To get a clearer idea of what the situation looks like in Australia’s most populous state, the researchers used linked administrative data for 104,356 children who started at a NSW Public School in 2009 or 2012.
Their aim was to identify child, family and area characteristics associated with delayed entry, and to explore the relationship between school starting age and five domains of child development, measured using the Australian Early Development Census (AEDC) in the first year of school.
The team found that one in four children delayed school entry – almost half of the January-July born children who were eligible to do so. There were striking geographical and social variation in the families who opted to delay.
“Boys, younger children, and children from relatively advantaged families and neighbourhoods – particularly in Sydney – were more likely to delay,” study director Dr Kathleen Falster, of UNSW and the ANU, said.
“This might be because parents and teachers believe that boys and younger children are often less school-ready – but delaying school entry can come at an additional cost for families, especially if the alternative is expensive childcare.”
The researchers also quantified the relationship between school starting age and early childhood development and found a strong link between age and developmental skills in the first year of school.

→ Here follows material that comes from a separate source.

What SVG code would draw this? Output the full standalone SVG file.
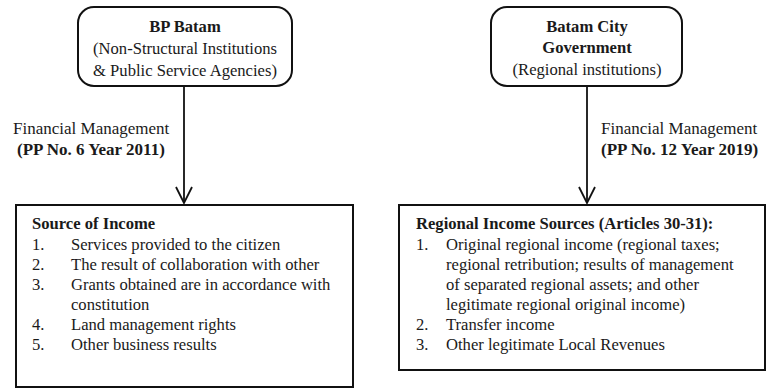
<svg xmlns="http://www.w3.org/2000/svg" width="767" height="389" viewBox="0 0 767 389">
<style>
text{font-family:"Liberation Serif","Times New Roman",serif;font-size:16.6px;fill:#1a1a1a}
.b{font-weight:bold}
.c{text-anchor:middle}
.lbl{font-size:17px}
.box{fill:#fff;stroke:#111;stroke-width:2}
.conn{stroke:#111;stroke-width:1.8;fill:none}
</style>
<defs>
<marker id="ah" viewBox="-17 -9 18 18" markerWidth="18" markerHeight="18" refX="0" refY="0" markerUnits="userSpaceOnUse" orient="auto">
<path d="M-16,-8 L0,0 L-16,8" fill="none" stroke="#111" stroke-width="1.8"/>
</marker>
</defs>
<rect width="767" height="389" fill="#fff"/>
<g id="connectors">
<line class="conn" x1="184" y1="86" x2="184" y2="203" marker-end="url(#ah)"/>
<line class="conn" x1="587" y1="86" x2="587" y2="203" marker-end="url(#ah)"/>
<text class="lbl" x="13" y="134">Financial Management</text>
<text class="lbl b" x="17" y="155">(PP No. 6 Year 2011)</text>
<text class="lbl" x="601" y="134">Financial Management</text>
<text class="lbl b" x="601" y="155">(PP No. 12 Year 2019)</text>
</g>
<g id="bp-batam">
<rect class="box" x="78" y="7" width="214" height="79" rx="16"/>
<text class="b c" x="185" y="32">BP Batam</text>
<text class="c" x="185" y="54">(Non-Structural Institutions</text>
<text class="c" x="185" y="76">&amp; Public Service Agencies)</text>
</g>
<g id="batam-city">
<rect class="box" x="491" y="7" width="191" height="79" rx="16"/>
<text class="b c" x="587" y="32">Batam City</text>
<text class="b c" x="587" y="53">Government</text>
<text class="c" x="587" y="75">(Regional institutions)</text>
</g>
<g id="source-of-income">
<rect class="box" x="16" y="205" width="337" height="182"/>
<text class="b" x="32" y="229">Source of Income</text>
<text x="32" y="250">1.</text><text x="71" y="250">Services provided to the citizen</text>
<text x="32" y="270">2.</text><text x="71" y="270">The result of collaboration with other</text>
<text x="32" y="290">3.</text><text x="71" y="290">Grants obtained are in accordance with</text>
<text x="71" y="310">constitution</text>
<text x="32" y="330">4.</text><text x="71" y="330">Land management rights</text>
<text x="32" y="350">5.</text><text x="71" y="350">Other business results</text>
</g>
<g id="regional-income">
<rect class="box" x="399" y="205" width="366" height="165"/>
<text class="b" x="416" y="229">Regional Income Sources (Articles 30-31):</text>
<text x="416" y="250">1.</text><text x="446" y="250">Original regional income (regional taxes;</text>
<text x="446" y="270">regional retribution; results of management</text>
<text x="446" y="290">of separated regional assets; and other</text>
<text x="446" y="310">legitimate regional original income)</text>
<text x="416" y="330">2.</text><text x="446" y="330">Transfer income</text>
<text x="416" y="350">3.</text><text x="446" y="350">Other legitimate Local Revenues</text>
</g>
</svg>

Children born August to December have no choice about when to start school in NSW, so new starters with these birth dates are ideal to study how age is linked to development.
“When we compared their developmental data there was a clear trend: outcomes improved with each additional month of age,” Dr Hanly, said.
“Month-on-month these differences are quite small, there’s not a big gap between August-born children and September-born children, for example. However, accumulated over a full year, these differences add up, and unsurprisingly there is quite a large development gap between 4½ year-olds and 6-year-olds.”
However, there’s unknown long-term consequences of school starting age policies, and a more solid evidence base is needed, the researchers cautioned.
“For example, raising the school starting age may place added pressure on families to provide preschool care, or restrict work-force participation for parents,” Associate professor Ben Edwards from the Australian National University (ANU) said.
“A later start to school may also have long-run effects on the age that young adults enter the workforce.”
Dr Hanly said more longitudinal research is needed on the potential for initial age-related differences to impact later school outcomes.
“While some earlier studies have suggested academic gaps closed between younger and older children after first grade, the long-term implications just aren’t clear yet,” he said.